Taliban Warns It Will Continue Jihad if Biden Breaks Trump Afghanistan Deadline

Afghan-Taliban
OORULLAH SHIRZADA/AFP/Getty Images

A statement from the Afghan jihadist organization the Taliban condemned President Joe Biden on Thursday for delaying the withdrawal of American troops from the country, noting the administration of President Donald Trump agreed to leave the country by May 1, but Biden would keep troops there for another four months.

In remarks on Wednesday, Biden announced that all U.S. troops would leave Afghanistan by September 11, 2021, the 20th anniversary of the al-Qaeda attacks on the American homeland that initially prompted President George W. Bush to invade the country. The Taliban has close ties to al-Qaeda and American intelligence officials believed al-Qaeda head Osama bin Laden may be hiding in Afghanistan at the time; U.S. forces ultimately found him in neighboring Pakistan.

Biden presented the withdrawal as a declaration he believed the war had gone on too long, without openly addressing that, had he not changed the deadline, U.S. troops would have left Afghanistan by May 1. In late 2020, former Secretary of State Mike Pompeo traveled to Doha, Qatar, to meet Taliban leaders in talks that resulted in an agreement: if the Taliban cut ties to international terrorist groups and stopped attacking U.S. forces, America would withdraw its troops by May 1.

He and Secretary of State Antony Blinken have also heavily emphasized that America would retain a strong presence in Afghanistan through civilian programs focused on humanitarian aid and development.

The Taliban’s statement in response to Biden emphasized the fact that, under Trump, America had made binding agreements with the group that included the May exit.

“This decision is a clear violation of the Doha Agreement and non-compliance with its commitments,” the Taliban said, referring to where the deal was brokered.

“As this agreement was signed in the presence of United Nations and representatives of numerous world countries and organizations, and is currently being breached by America,” the statement continued, “it is imperative that all countries and organizations that were witnesses to the signing of this agreement exert pressure on America to implement its commitments and withdraw all forces from Afghanistan by the specified date.”

The Taliban concluded suggesting it would return to attacking American troops between May 1 and September 11, which it had largely ceased doing as part of the Doha deal; it instead focused on killing Afghan forces.

“Now as the agreement is being breached by America, it in principle opens the way for the Mujahideen of Islamic Emirate to take every necessary countermeasure, hence the American side will be held responsible for all future consequences, and not the Islamic Emirate,” the Taliban statement read, according to Afghanistan’s Tolo News.

Zabiullah Mujahid, a spokesman for the jihadist organization, added in a separate remark that the Taliban was not only committed to seeing an end to the U.S. military presence in the country, but that it “seeks withdrawal of all foreign forces.” President Bush used America’s membership in NATO to invoke its Article 5 provision in 2001, which requires all NATO countries to respond to an attack on any member as if it were an attack on itself.
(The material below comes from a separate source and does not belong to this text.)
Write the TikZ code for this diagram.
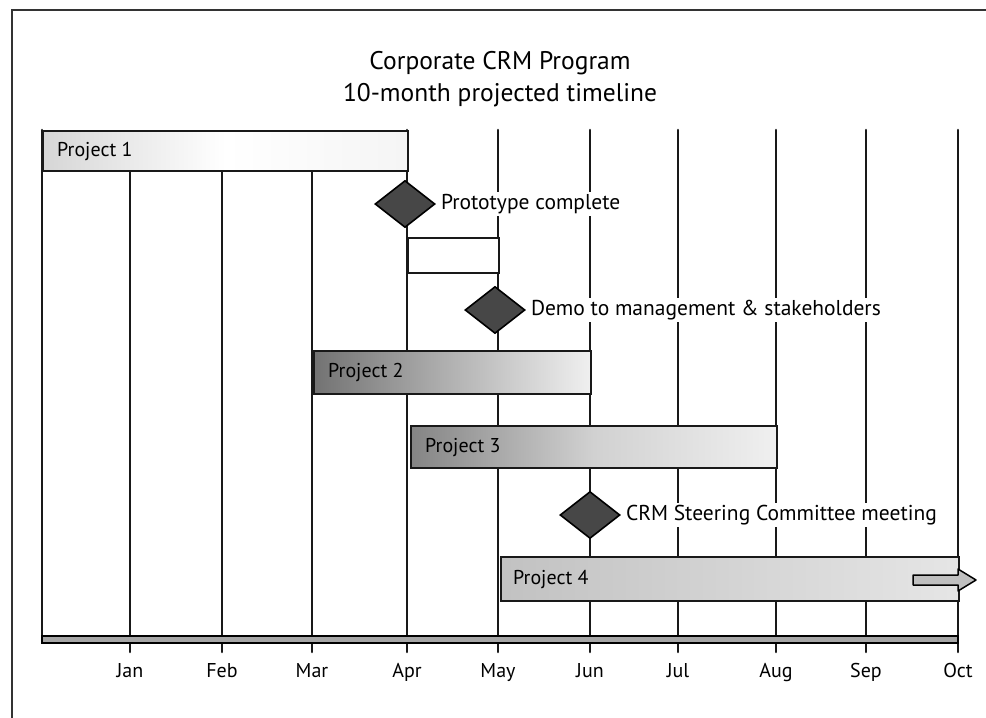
\documentclass[tikz,border=0pt]{standalone}
\usepackage{fontspec}
\setmainfont{PT Sans}
\usetikzlibrary{shapes.geometric}
\begin{document}
\begin{tikzpicture}[x=1pt,y=-1pt,
  gridline/.style={line width=2.6pt, black!90, line cap=round},
  bar/.style={draw=black!90, line width=2.2pt, inner sep=0pt, anchor=north west},
  bartext/.style={anchor=west, inner sep=1pt, font=\fontsize{20}{22}\selectfont},
  milestone/.style={diamond, draw=black, line width=1.6pt, fill=black!72, inner sep=0pt, minimum width=60pt, minimum height=47pt},
  mstext/.style={anchor=west, fill=white, inner sep=2pt, font=\fontsize{21.5}{24}\selectfont},
  month/.style={font=\fontsize{20}{22}\selectfont, anchor=base},
  titletext/.style={align=center, font=\fontsize{25.5}{32}\selectfont}]
\useasboundingbox (0,0) rectangle (986,718);
% frame
\draw[line width=2pt, black!80] (12,718) -- (12,10) -- (986,10);
% title
\node[titletext] (title) at (500,79) {Corporate CRM Program\\10-month projected timeline};
% grid lines
\draw[gridline] (42,130) -- (42,640);
\foreach \x/\t in {130/170,222/170,312/170,407/130,498/130,590/130,678/130,776/130,866/130,958/130}
  \draw[gridline] (\x,\t) -- (\x,652);
% axis
\draw[line width=2pt, fill=black!35] (42,636) rectangle (958,643);
% month labels
\foreach \x/\m in {130/Jan,222/Feb,312/Mar,407/Apr,498/May,590/Jun,678/Jul,776/Aug,866/Sep,958/Oct}
  \node[month] (m\m) at (\x,677) {\m};
% bars
\node[bar, minimum width=365pt, minimum height=40pt, left color=black!16, right color=white!96!black, middle color=white] (p1) at (42,130) {};
\node[bartext] (p1t) at ([xshift=14pt]p1.west) {Project 1};
\node[bar, minimum width=91pt, minimum height=35pt, fill=white] (gap) at (407,237) {};
\node[bar, minimum width=277pt, minimum height=43pt, left color=black!55, right color=white!94!black, middle color=black!30] (p2) at (313,350) {};
\node[bartext] (p2t) at ([xshift=14pt]p2.west) {Project 2};
\node[bar, minimum width=366pt, minimum height=42pt, left color=black!48, right color=white!94!black, middle color=black!18] (p3) at (410,425) {};
\node[bartext] (p3t) at ([xshift=14pt]p3.west) {Project 3};
\node[bar, minimum width=458pt, minimum height=44pt, left color=black!24, right color=black!10] (p4) at (500,556) {};
\node[bartext] (p4t) at ([xshift=12pt]p4.west) {Project 4};
% arrow
\draw[line width=1.5pt, fill=black!25, line join=round] (913,575) -- (958,575) -- (958,569) -- (976,580) -- (958,591) -- (958,585) -- (913,585) -- cycle;
% milestones
\node[milestone] (ms1) at (405,204) {};
\node[mstext] (ms1t) at ([xshift=3pt]ms1.east) {Prototype complete};
\node[milestone] (ms2) at (495,310) {};
\node[mstext] (ms2t) at ([xshift=3pt]ms2.east) {Demo to management \& stakeholders};
\node[milestone] (ms3) at (590,515) {};
\node[mstext] (ms3t) at ([xshift=3pt]ms3.east) {CRM Steering Committee meeting};
\end{tikzpicture}
\end{document}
NATO Secretary-General Jens Stoltenberg confirmed on Thursday that the organization still has about 10,000 troops in the country and would begin withdrawing them by the original Trump deadline, May 1.

“I’ve concluded that it’s time to end America’s longest war,” Biden announced on Wednesday, confirming that he was continuing the war for an extra four months. He admitted the Trump administration deal to withdraw was “perhaps not what I would have negotiated myself.”

Biden added that American troops would be forced to attack the Taliban if they attempted to enforce the agreement signed late last year.

“The Taliban should know, if they attack us as we drawdown, we will defend ourselves and our partners with all the tools at our disposal,” he declared.

Biden also confirmed that he discussed extending the Afghan war with former President Bush.

The Taliban has already escalated attacks on Afghan army forces, killing at least three soldiers on Tuesday in the province of Badakhshan. Another three provinces reported attacks on Wednesday night: Ghor, Badghis, and Zabul. According to the Khaama news agency of Afghanistan, the Badghis attack killed seven police officers, one security force member was killed in Ghor, and the Zabul attack is ongoing, making total casualty counts difficult to estimate.

The Afghan government has responded with understated remarks to Biden’s decision to withdraw later, particularly notable given that the original deal Washington brokered corresponded with an increase in attacks on Afghan forces. President Ashraf Ghani said in a statement on Twitter that he spoke to Biden on the extension of America’s military presence there and that Kabul “respects” the decision.

“As we move into the next phase in our partnership, we will continue to work with our US/NATO partners in the ongoing peace efforts,” Ghani added. “Afghanistan’s proud security and defense forces are fully capable of defending its people and country, which they have been doing all along, and for which the Afghan nation will forever remain grateful.”